The workshop brings together scholars working on the intersection of STS and IR, focusing on the mundane labour that goes into producing, sustaining, and fracturing technical systems at the conceptual, material, and political interfaces of where digital/analogue technical systems meet.

Description

Contemporary security discourse often frames digital technologies as radically new challenges requiring novel analytical frameworks. Yet, news archives are full of distrust for technologies we now take for granted: telegraphs raising anxieties about information overload; radios enabling unprecedented propaganda; early computing systems promising total battlefield transparency.

This panel and workshop move beyond innovation-speak to examine the mundane, often invisible labour that sustains and destabilises digital/analogue interfaces of security infrastructures. We focus on the conceptual, material, and political interface work between what gets categorised as “analogue” and “digital,” “old” and “new,” “stable” and “threatening.” By interrogating how such putative boundaries are produced, sustained, and fractured, we ask: Whose labour remains invisible in these systems and our methodological approaches to studying them?
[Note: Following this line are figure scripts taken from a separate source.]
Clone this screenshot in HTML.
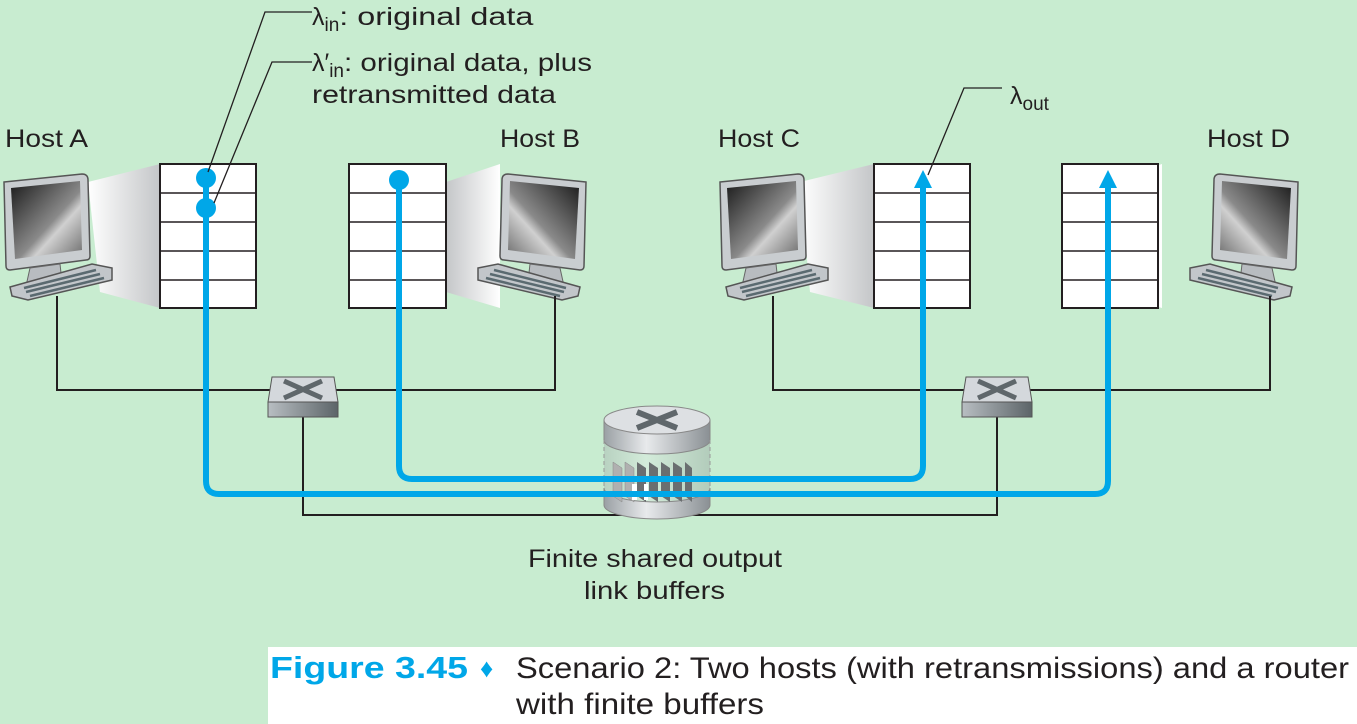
<!DOCTYPE html>
<html><head><meta charset="utf-8"><style>
html,body{margin:0;padding:0;background:#c8ecd0;}
svg{display:block;}
text{font-family:"Liberation Sans","DejaVu Sans",sans-serif;fill:#231f20;}
</style></head><body>
<svg width="1357" height="724" viewBox="0 0 1357 724" xmlns="http://www.w3.org/2000/svg">
<defs>
<linearGradient id="scr" x1="0" y1="0" x2="1" y2="1">
<stop offset="0" stop-color="#1a1a1a"/><stop offset="0.55" stop-color="#8a8a8a"/><stop offset="0.65" stop-color="#d0d0d0"/><stop offset="1" stop-color="#6a6a6a"/></linearGradient>
<linearGradient id="beam" x1="0" y1="0" x2="1" y2="0">
<stop offset="0" stop-color="#ffffff"/><stop offset="1" stop-color="#c4c6c8"/></linearGradient>
<linearGradient id="sw" x1="0" y1="0" x2="1" y2="0">
<stop offset="0" stop-color="#b8bec2"/><stop offset="1" stop-color="#5c6468"/></linearGradient>
<linearGradient id="cyl" x1="0" y1="0" x2="1" y2="0">
<stop offset="0" stop-color="#9aa0a4"/><stop offset="0.4" stop-color="#e8eaec"/><stop offset="1" stop-color="#8a9094"/></linearGradient>
<g id="mon">
<path d="M4,182 L82,174 Q88,174 88,180 L90,256 Q90,260 86,260 L10,270 Q6,270 6,266 Z" fill="#c9cdd0" stroke="#555" stroke-width="1.5"/>
<path d="M11,188 L80,181 L82,250 L15,259 Z" fill="url(#scr)"/>
<path d="M30,268 L60,264 L62,282 L26,286 Z" fill="#b8bcc0" stroke="#666" stroke-width="1"/>
<path d="M10,287 L92,264 L112,268 L112,280 L28,300 L12,296 Z" fill="#c2c6ca" stroke="#555" stroke-width="1.5"/>
<path d="M24,288 L96,270 M26,292 L100,274 M30,296 L104,278" stroke="#5a6a70" stroke-width="2.5"/>
</g>
</defs>

<polygon points="88,182 160,164 160,308 100,292" fill="url(#beam)"/>
<polygon points="500,182 446,164 446,308 500,292" fill="url(#beam)" transform="translate(946,0) scale(-1,1)"/>
<polygon points="800,182 874,164 874,308 810,292" fill="url(#beam)"/>
<polygon points="1212,182 1158,164 1158,308 1212,292" fill="url(#beam)" transform="translate(2320,0) scale(-1,1)"/>

<use href="#mon"/>
<use href="#mon" transform="translate(590,0) scale(-1,1)"/>
<use href="#mon" transform="translate(716,0)"/>
<use href="#mon" transform="translate(1302,0) scale(-1,1)"/>

<g fill="#fff" stroke="#231f20" stroke-width="2">
<rect x="160" y="164" width="96" height="144"/><rect x="349" y="164" width="97" height="144"/>
<rect x="874" y="164" width="96" height="144"/><rect x="1062" y="164" width="96" height="144"/>
</g>
<g stroke="#231f20" stroke-width="1.5">
<path d="M160,193H256M160,222H256M160,251H256M160,280H256"/>
<path d="M349,193H446M349,222H446M349,251H446M349,280H446"/>
<path d="M874,193H970M874,222H970M874,251H970M874,280H970"/>
<path d="M1062,193H1158M1062,222H1158M1062,251H1158M1062,280H1158"/>
</g>

<g fill="none" stroke="#231f20" stroke-width="2">
<path d="M57,296 V390 H555 V296"/>
<path d="M773,296 V390 H1270 V296"/>
<path d="M303,414 V515 H997 V414"/>
</g>

<g>
<polygon points="272,377 334,377 338,402 268,402" fill="#d4d8dc" stroke="#555" stroke-width="1"/>
<rect x="268" y="402" width="70" height="15" fill="url(#sw)" stroke="#555" stroke-width="1"/>
<path d="M284,381 L322,398 M322,381 L284,398" stroke="#5f676b" stroke-width="5"/>
<polygon points="966,377 1028,377 1032,402 962,402" fill="#d4d8dc" stroke="#555" stroke-width="1"/>
<rect x="962" y="402" width="70" height="15" fill="url(#sw)" stroke="#555" stroke-width="1"/>
<path d="M978,381 L1016,398 M1016,381 L978,398" stroke="#5f676b" stroke-width="5"/>
</g>

<g>
<path d="M604,420 V505 A53,14 0 0 0 710,505 V420" fill="url(#cyl)" opacity="0.35"/>
<path d="M604,488 V505 A53,14 0 0 0 710,505 V488 A53,14 0 0 1 604,488Z" fill="url(#cyl)" stroke="#888"/>
<path d="M604,420 V440 A53,14 0 0 0 710,440 V420" fill="url(#cyl)" stroke="#888"/>
<ellipse cx="657" cy="420" rx="53" ry="14" fill="#dde0e3" stroke="#888"/>
<path d="M637,412 L677,428 M677,412 L637,428" stroke="#5f676b" stroke-width="6"/>
<path d="M604,440 V488 M710,440 V488" stroke="#999" stroke-dasharray="4,3"/>
<g fill="#b0b0b0" stroke="#888" stroke-width="0.5">
<polygon points="613,462 622,468 622,502 613,496"/>
<polygon points="625,462 634,468 634,502 625,496"/>
</g>
<g fill="#6a6e70">
<polygon points="637,462 646,468 646,502 637,496"/>
<polygon points="649,462 658,468 658,502 649,496"/>
<polygon points="661,462 670,468 670,502 661,496"/>
<polygon points="673,462 682,468 682,502 673,496"/>
<polygon points="685,462 692,468 692,502 685,496"/>
</g>
<rect x="632" y="484" width="5" height="16" fill="#fff"/>
<rect x="644" y="484" width="4" height="16" fill="#fff"/>
</g>

<g fill="none" stroke="#00a7e8" stroke-width="6">
<path d="M206,178 V481 Q206,494 219,494 H1095 Q1108,494 1108,481 V186"/>
<path d="M399,180 V466 Q399,479 412,479 H910 Q923,479 923,466 V186"/>
</g>
<g fill="#00a7e8">
<polygon points="914,188 932,188 923,170"/>
<polygon points="1099,188 1117,188 1108,170"/>
<circle cx="206" cy="178" r="10"/><circle cx="206" cy="208" r="10"/><circle cx="399" cy="180" r="10"/>
</g>

<g fill="none" stroke="#231f20" stroke-width="1.3">
<path d="M312,12 H265 L208,172"/>
<path d="M312,62 H272 L214,203"/>
<path d="M1002,88 H964 L928,175"/>
</g>

<g font-size="25">
<text x="312" y="25">λ<tspan font-size="19" dy="6">in</tspan><tspan dy="-6" textLength="194" lengthAdjust="spacingAndGlyphs">: original data</tspan></text>
<text x="312" y="71">λ′<tspan font-size="19" dy="6">in</tspan><tspan dy="-6" textLength="248" lengthAdjust="spacingAndGlyphs">: original data, plus</tspan></text>
<text x="312" y="103" textLength="244" lengthAdjust="spacingAndGlyphs">retransmitted data</text>
<text x="1010" y="104">λ<tspan font-size="19" dy="6">out</tspan></text>
<text x="5" y="147" textLength="83" lengthAdjust="spacingAndGlyphs">Host A</text>
<text x="500" y="147" textLength="80" lengthAdjust="spacingAndGlyphs">Host B</text>
<text x="718" y="147" textLength="82" lengthAdjust="spacingAndGlyphs">Host C</text>
<text x="1207" y="147" textLength="83" lengthAdjust="spacingAndGlyphs">Host D</text>
<text x="528" y="567" textLength="254" lengthAdjust="spacingAndGlyphs">Finite shared output</text>
<text x="584" y="599" textLength="141" lengthAdjust="spacingAndGlyphs">link buffers</text>
</g>

<rect x="268" y="647" width="1089" height="77" fill="#fff"/>
<text x="270" y="678" font-size="31" font-weight="bold" style="fill:#00a7e8" textLength="198" lengthAdjust="spacingAndGlyphs">Figure 3.45</text>
<text x="480" y="677" font-size="26" style="fill:#00a7e8">♦</text>
<text x="516" y="678" font-size="30" textLength="833" lengthAdjust="spacingAndGlyphs">Scenario 2: Two hosts (with retransmissions) and a router</text>
<text x="516" y="714" font-size="30" textLength="248" lengthAdjust="spacingAndGlyphs">with finite buffers</text>
</svg>
</body></html>
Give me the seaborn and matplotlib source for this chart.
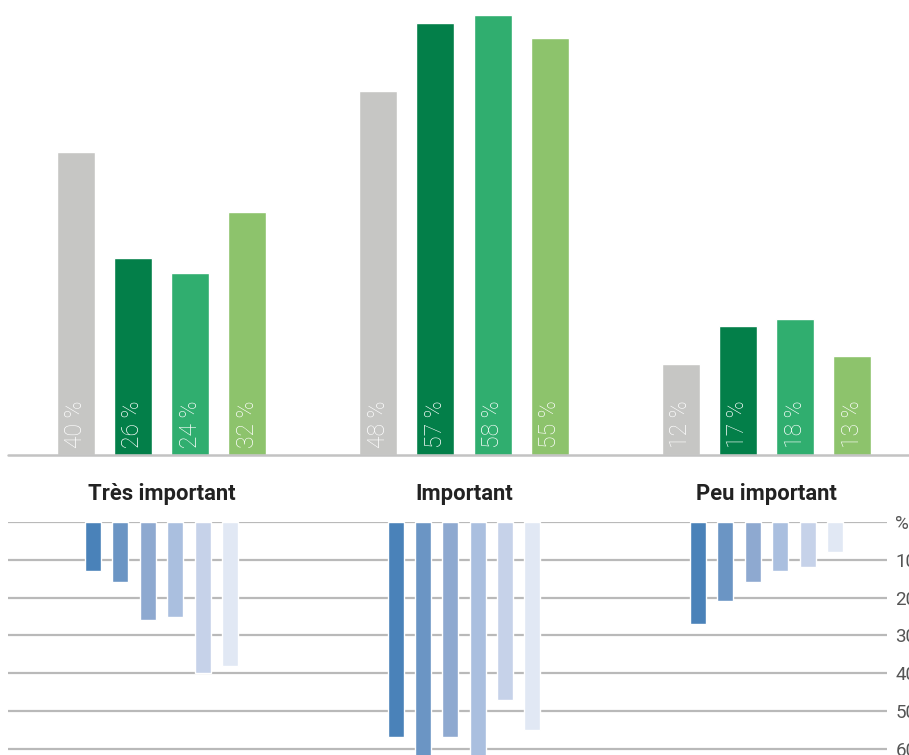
import matplotlib
matplotlib.use("Agg")
import matplotlib.pyplot as plt
import seaborn as sns
import pandas as pd

# Categories shared by both panels
categories = ["Très important", "Important", "Peu important"]

# Upper panel: four series (percent)
top_series = ["Série 1", "Série 2", "Série 3", "Série 4"]
top_s1 = [40, 48, 12]
top_s2 = [26, 57, 17]
top_s3 = [24, 58, 18]
top_s4 = [32, 55, 13]
top_colors = ["#c6c6c4", "#037f49", "#30ae6f", "#8dc36c"]

# Lower panel: six series (percent), drawn downwards
low_series = ["A", "B", "C", "D", "E", "F"]
low_a = [13, 57, 27]
low_b = [16, 63, 21]
low_c = [26, 57, 16]
low_d = [25, 62, 13]
low_e = [40, 47, 12]
low_f = [38, 55, 8]
low_colors = ["#4a82b9", "#6b95c4", "#8ea9d0", "#aabfdf", "#c6d2e9", "#e1e8f4"]

# Right-hand axis labels of the lower panel
low_ticks = [0, 10, 20, 30, 40, 50, 60]
low_tick_labels = ["%", "10", "20", "30", "40", "50", "60"]


def long_table(names, columns):
    rows = []
    for name, vals in zip(names, columns):
        for cat, v in zip(categories, vals):
            rows.append({"cat": cat, "serie": name, "val": v})
    return pd.DataFrame(rows)


top_df = long_table(top_series, [top_s1, top_s2, top_s3, top_s4])
low_df = long_table(low_series, [low_a, low_b, low_c, low_d, low_e, low_f])

sns.set_theme(style="white")
plt.rcParams["font.family"] = ["Roboto", "DejaVu Sans"]

W, H = 909, 755
fig = plt.figure(figsize=(W / 100, H / 100), dpi=100)

# pixel geometry of the two panels
unit = 302.5          # px per category
x0 = 161.5            # px of first category centre
left_px = 8
top_ax = fig.add_axes([left_px / W, (H - 455) / H, (W - left_px) / W, 455 / H])
low_ax = fig.add_axes([left_px / W, 0, (887 - left_px) / W, (H - 522) / H])

# ---- upper panel ----
sns.barplot(data=top_df, x="cat", y="val", hue="serie", order=categories,
            hue_order=top_series, palette=top_colors, width=0.755, gap=0.333,
            saturation=1, legend=False, ax=top_ax)
top_ax.set_xlim((left_px - x0) / unit, (W - x0) / unit)
top_ax.set_ylim(0, 60)
top_ax.axhline(0, color="#c3c3c3", lw=1.8, zorder=3, clip_on=False)
for s in top_ax.spines.values():
    s.set_visible(False)
top_ax.set_yticks([])
top_ax.set_xlabel("")
top_ax.set_ylabel("")
top_ax.tick_params(axis="x", length=0, pad=20)
for lab in top_ax.get_xticklabels():
    lab.set_fontsize(15.8)
    lab.set_fontweight("bold")
    lab.set_color("#222222")

for p in top_ax.patches:
    h = p.get_height()
    if h <= 0:
        continue
    top_ax.text(p.get_x() + p.get_width() / 2, 0.9, f"{h:.0f} %",
                rotation=90, ha="center", va="bottom", color="white",
                fontsize=16.5, fontweight="light")

# ---- lower panel ----
sns.barplot(data=low_df, x="cat", y="val", hue="serie", order=categories,
            hue_order=low_series, palette=low_colors, width=0.543, gap=0.416,
            saturation=1, legend=False, ax=low_ax)
low_ax.set_xlim((left_px - x0) / unit, (887 - x0) / unit)
low_ax.set_ylim((H - 522) / 37.8 * 10, 0)
for s in low_ax.spines.values():
    s.set_visible(False)
low_ax.set_xticks([])
low_ax.set_xlabel("")
low_ax.set_ylabel("")
low_ax.set_axisbelow(True)
low_ax.yaxis.grid(True, color="#b9b9b9", lw=1.6)
low_ax.yaxis.tick_right()
low_ax.set_yticks(low_ticks)
low_ax.set_yticklabels(low_tick_labels)
low_ax.tick_params(axis="y", length=0, pad=6, labelsize=13.5, labelcolor="#555555")

fig.savefig("out.png", dpi=100)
How do shifts in categorisation reshape the materiality of technical systems? In doing so, the panel contributes to STS by foregrounding the politics of categorisation and continuity in technoscientific change, aligning with EASST 2026’s theme of interrogating the politics of technoscientific futures.

This Combined Format Open Panel invites abstracts that identify patterns and changes at the interfaces between digital/analogue systems in the security sector. We also seek up to 20 abstracts from researchers interested in a creative workshop session on analogue/digital interface work, as expressions of interest for convening a journal special issue.

Expected Public Output: The workshop will consolidate an interdisciplinary STS and IR network and develop a collaborative research agenda on digital/analogue interface work in security. A key outcome will be a proposed special issue exploring continuities, ruptures, and hidden labour across these systems.

Practical Requirements: One open panel and one workshop space for up to 30 participants, arranged for group work. Materials needed: whiteboard and markers, four A2 paper pads, and coloured pens/pencils. Workshop includes up to 20 invited abstract contributors, with remaining spots open to other conference attendees.